Sara Flounders is the coordinator of the "Stop War on Iran" campaign.
"There is really a whole series of continuing and escalating U.S. threats and military preparation, and this is very reminiscent to the way in which the U.S. prepared for war against Iraq -- where there were constant reports of weapons of mass destruction, stories that the media covered endlessly claiming that Iraq was 45 minutes from launch time, had stockpiles of weapons of mass destruction, and so on and so forth," Flounders said.
U.S. Secretary of State Condoleezza Rice has stressed that "Iran is not Iraq" and said Washington is committed to pursuing a diplomatic solution to the Iranian nuclear dispute.
Flounders said she thinks a military attack on Iran could have disastrous consequences.
"The war against Iraq is an absolute disaster for the people of Iraq and for the people here in the U.S.," Flounders said. "So imagine what launching a new war would mean to the people of Iran. But also it's a global threat."
In order to preempt any possible attack on Iran, the Stop War on Iran campaign is trying to raise public awareness, mobilize grassroots groups, and also pressure the U.S. Congress and the Bush administration.
The campaign has also launched a website that includes a petition calling on "voices opposed to the devastation of a new war in the Middle East to speak out now."
Flounders said the petition has been signed by some prominent figures -- including 2005 Nobel laureate for literature Harold Pinter and former U.S. Attorney General Ramsey Clark.
"There are many Iranian people, Iranian Americans, and Iranian people in Britain and other countries, but the overwhelming number [of signatories] are grassroots community activists, union officials, academics and professors of a number of universities, authors, religious leaders -- such as Bishop Thomas Gumbleton, who is the founder of Pax Christi, the largest Catholic peace organization -- [and] Tony Benn, a member of Parliament from Britain, [as well as] Denis Halliday, the former UN assistant secretary-general," Flounders said.

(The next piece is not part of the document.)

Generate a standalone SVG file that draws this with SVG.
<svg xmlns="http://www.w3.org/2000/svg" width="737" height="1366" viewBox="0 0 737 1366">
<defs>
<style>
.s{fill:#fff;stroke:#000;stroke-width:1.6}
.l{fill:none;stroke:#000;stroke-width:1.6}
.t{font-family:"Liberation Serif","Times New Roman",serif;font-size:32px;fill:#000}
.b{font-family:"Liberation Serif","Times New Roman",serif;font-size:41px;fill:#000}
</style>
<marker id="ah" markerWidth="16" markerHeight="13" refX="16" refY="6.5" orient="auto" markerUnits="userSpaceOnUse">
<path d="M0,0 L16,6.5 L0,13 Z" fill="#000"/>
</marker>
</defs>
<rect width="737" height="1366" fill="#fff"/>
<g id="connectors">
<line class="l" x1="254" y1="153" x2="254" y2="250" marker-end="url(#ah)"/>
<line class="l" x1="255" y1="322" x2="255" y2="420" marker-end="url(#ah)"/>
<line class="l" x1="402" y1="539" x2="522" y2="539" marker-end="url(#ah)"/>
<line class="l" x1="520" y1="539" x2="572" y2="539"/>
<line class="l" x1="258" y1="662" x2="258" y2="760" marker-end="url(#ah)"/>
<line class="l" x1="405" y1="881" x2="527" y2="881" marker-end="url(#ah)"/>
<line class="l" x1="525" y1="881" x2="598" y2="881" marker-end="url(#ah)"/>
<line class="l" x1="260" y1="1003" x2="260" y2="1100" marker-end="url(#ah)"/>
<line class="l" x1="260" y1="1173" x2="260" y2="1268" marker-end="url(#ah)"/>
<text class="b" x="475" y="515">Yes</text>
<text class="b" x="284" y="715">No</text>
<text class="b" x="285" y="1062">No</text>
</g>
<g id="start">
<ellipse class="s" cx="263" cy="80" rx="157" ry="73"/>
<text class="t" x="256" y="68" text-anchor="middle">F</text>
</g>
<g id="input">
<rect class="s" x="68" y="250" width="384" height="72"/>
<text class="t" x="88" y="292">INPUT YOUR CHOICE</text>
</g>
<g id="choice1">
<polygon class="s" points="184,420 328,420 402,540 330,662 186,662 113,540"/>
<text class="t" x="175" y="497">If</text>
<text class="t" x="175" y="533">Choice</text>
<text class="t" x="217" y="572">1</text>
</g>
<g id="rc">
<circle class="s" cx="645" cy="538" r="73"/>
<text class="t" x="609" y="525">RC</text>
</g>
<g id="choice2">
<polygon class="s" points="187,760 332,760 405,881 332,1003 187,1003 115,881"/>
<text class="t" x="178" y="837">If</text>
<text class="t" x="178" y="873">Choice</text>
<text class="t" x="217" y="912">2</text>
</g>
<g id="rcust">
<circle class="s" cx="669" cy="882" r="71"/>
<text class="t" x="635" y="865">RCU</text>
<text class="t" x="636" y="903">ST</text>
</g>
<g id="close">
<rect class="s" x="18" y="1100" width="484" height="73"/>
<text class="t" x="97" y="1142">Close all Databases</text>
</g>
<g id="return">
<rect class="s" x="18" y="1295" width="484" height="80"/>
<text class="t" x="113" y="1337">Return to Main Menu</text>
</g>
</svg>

Another antiwar group -- the Campaign Against Sanctions And Military Intervention in Iran (CASMII) -- is sounding the alarm through public meetings and speeches as well as by lobbying opinion makers.

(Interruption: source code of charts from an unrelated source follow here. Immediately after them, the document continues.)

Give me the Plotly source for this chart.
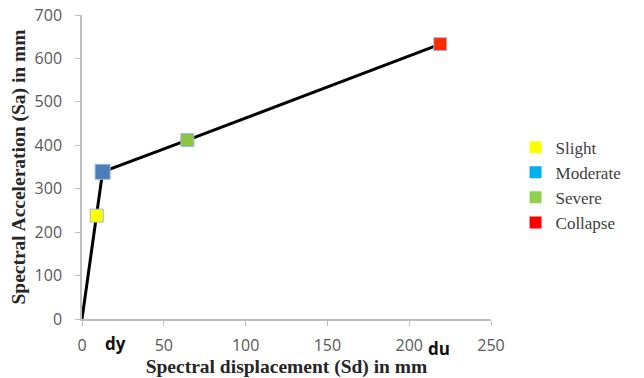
import plotly.graph_objects as go

sd = [0, 9, 12.6, 64.4, 219]
sa = [0, 238, 339, 412, 633]
state_idx = [1, 2, 3, 4]
states = ["Slight", "Moderate", "Severe", "Collapse"]
marker_colors = ["#FFFF00", "#4A7EBB", "#8CC63F", "#FF2A00"]
marker_sizes = [13, 15, 13, 13]
legend_colors = ["#FFFF00", "#00B0F0", "#92D050", "#FF0000"]
x_ticks = [0, 50, 100, 150, 200, 250]
y_ticks = [0, 100, 200, 300, 400, 500, 600, 700]
labels_pts = [("dy", 12.6, 13, -24), ("du", 219, -1, -29)]

fig = go.Figure()
fig.add_trace(go.Scatter(x=sd, y=sa, mode="lines",
                         line=dict(color="#000000", width=3),
                         showlegend=False, hoverinfo="skip"))
for i, name, mc, ms in zip(state_idx, states, marker_colors, marker_sizes):
    fig.add_trace(go.Scatter(x=[sd[i]], y=[sa[i]], mode="markers",
                             marker=dict(symbol="square", size=ms, color=mc,
                                         line=dict(color="#9DB8DC", width=1)),
                             showlegend=False))
for name, lc in zip(states, legend_colors):
    fig.add_trace(go.Scatter(x=[None], y=[None], mode="markers", name=name,
                             marker=dict(symbol="square", size=12, color=lc)))

for txt, xv, xs, ys in labels_pts:
    fig.add_annotation(x=xv, y=0, yref="y", text="<b>" + txt + "</b>",
                       showarrow=False, xshift=xs, yshift=ys,
                       font=dict(family="Open Sans, Arial", size=17, color="#111111"))

fig.update_layout(
    width=644, height=378,
    margin=dict(l=82, r=153, t=15, b=59),
    paper_bgcolor="white", plot_bgcolor="white",
    legend=dict(x=1.06, y=0.623, xanchor="left", yanchor="top",
                font=dict(family="Liberation Serif, Times New Roman", size=17, color="#404040"),
                bgcolor="rgba(0,0,0,0)", tracegroupgap=0, itemsizing="constant"),
    xaxis=dict(range=[0, 250], tickvals=x_ticks, showgrid=False, zeroline=False,
               showline=True, linecolor="#BFBFBF", linewidth=1.5,
               ticks="outside", ticklen=5, tickcolor="#BFBFBF",
               ticklabelstandoff=6, automargin=False,
               tickfont=dict(family="Open Sans, Arial", size=16, color="#595959"),
               title=dict(text="<b>Spectral displacement (Sd) in mm</b>", standoff=0,
                          font=dict(family="Liberation Serif, Times New Roman", size=19.5, color="#262626"))),
    yaxis=dict(range=[0, 700], tickvals=y_ticks, showgrid=False, zeroline=False,
               showline=True, linecolor="#BFBFBF", linewidth=1.5,
               ticks="outside", ticklen=5, tickcolor="#BFBFBF",
               ticklabelstandoff=10, automargin=False,
               tickfont=dict(family="Open Sans, Arial", size=16, color="#595959"),
               title=dict(text="<b>Spectral Acceleration (Sa) in mm</b>", standoff=4,
                          font=dict(family="Liberation Serif, Times New Roman", size=19.5, color="#262626"))),
)

fig.write_html("out.html")
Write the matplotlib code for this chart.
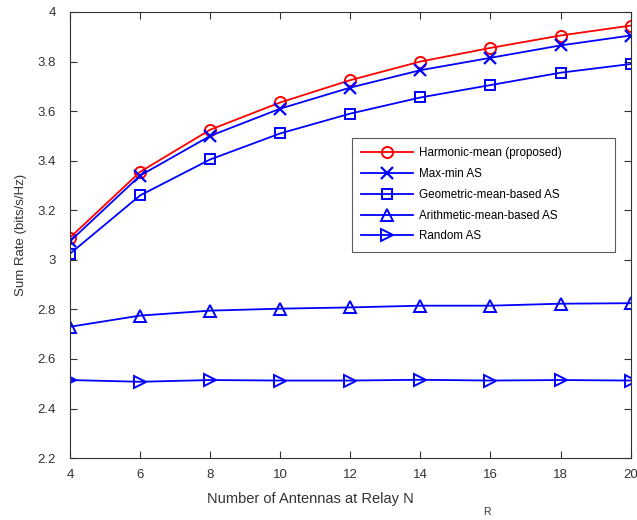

The CASMII has warned that a war on Iran could lead to "a catastrophe" and threaten international peace and stability.
A group called the International Physicians for the Prevention of Nuclear War (IPPNW) has cautioned that the confrontation with Iran could lead to "sanctions or the use of force." The IPPNW has called on UN Secretary-General Kofi Annan to create a senior-level UN commission to mediate in the dispute and break the cycle of escalation.